The M.F.A. in Creative Writing is a terminal degree for writers, and for many years the University of Montana's program has been ranked highly among the top programs nationwide. Many of the program's graduates have become high-profile and critically acclaimed authors and poets; many teach or work in publishing; an increasing number (including those who have completed both the MFA and the MA in Literature degrees at the University of Montana) proceed to interdisciplinary PhD programs.

In addition to providing students with workshops in which to develop their writing skills, the program requires that its students take classes in the study of literature, valuing as it does the idea that the writer is both an artist and a critical thinker; the cumulative effect of their coursework is to allow students to develop their creative work and expand their understanding of literary technique. The program also offers training appropriate to collegiate-level teaching of creative writing and sponsors the graduate literary magazine CutBank, now in its fourth decade of publishing works of poetry, prose and art.

In a typical year, 300-400 students apply. Following a highly competitive admissions process, 20-30 successful applicants are accepted into Fiction, Nonfiction or Poetry and begin a two-year course of study that culminates in a polished body of work and a public reading. During these years, students work closely with our nationally (and internationally) recognized regular faculty, as well as with the talented and highly-regarded visiting writers who annually fill the program's Hugo and Kittredge fellowships.


To complete the MFA in Creative Writing, students must earn 45 credits of graduate–level course work and write a professional paper/manuscript that will also be the basis of a public reading in the final semester. Course requirements include twelve (12) credits in at least four 500–level workshops; three (3) credits in Techniques of Modern Fiction or Traditional Prosody; up to twelve (12) thesis credits; and twelve (12) credits in English department literature courses, including at least one 500–level seminar. For those students who take Techniques twice, or both Techniques and Prosody, or one of the Special Topics reading courses offered by creative writing faculty (ENCR 516 or ENCR 595), the three credits may count toward the twelve (12) required literature credits; likewise, a maximum of six (6) credits of Graduate Independent Study may count toward those twelve literature credits, provided that a member of the literature faculty supervises the project(s).
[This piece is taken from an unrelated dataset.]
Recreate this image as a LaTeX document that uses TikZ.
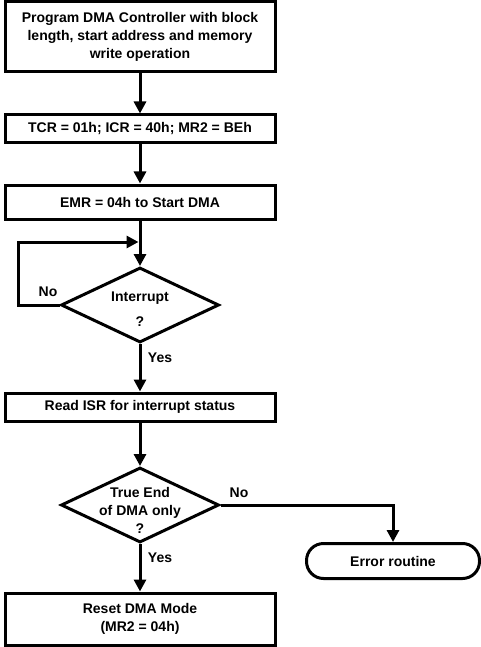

Students may take up to twelve (12) credits in courses outside the department, and up to nine (9) credits of Graduate Independent Study. The professional paper can be a full–length novel, a collection of short stories, a collection of non–fiction prose essays, or a collection of poems at least 40 pages long; with the permission of your Masters committee and the Director of Creative Writing, a hybrid work of poetry and prose can be submitted.


For application information and deadlines, please visit the Prospective Creative Writing Students web page.

More Information

To learn more about the program, visit the Creative Writing program´s website and/or contact the program´s Director, Judy Blunt, or the Creative Writing Program Coordinator, Karin Schalm, with questions and inquiries.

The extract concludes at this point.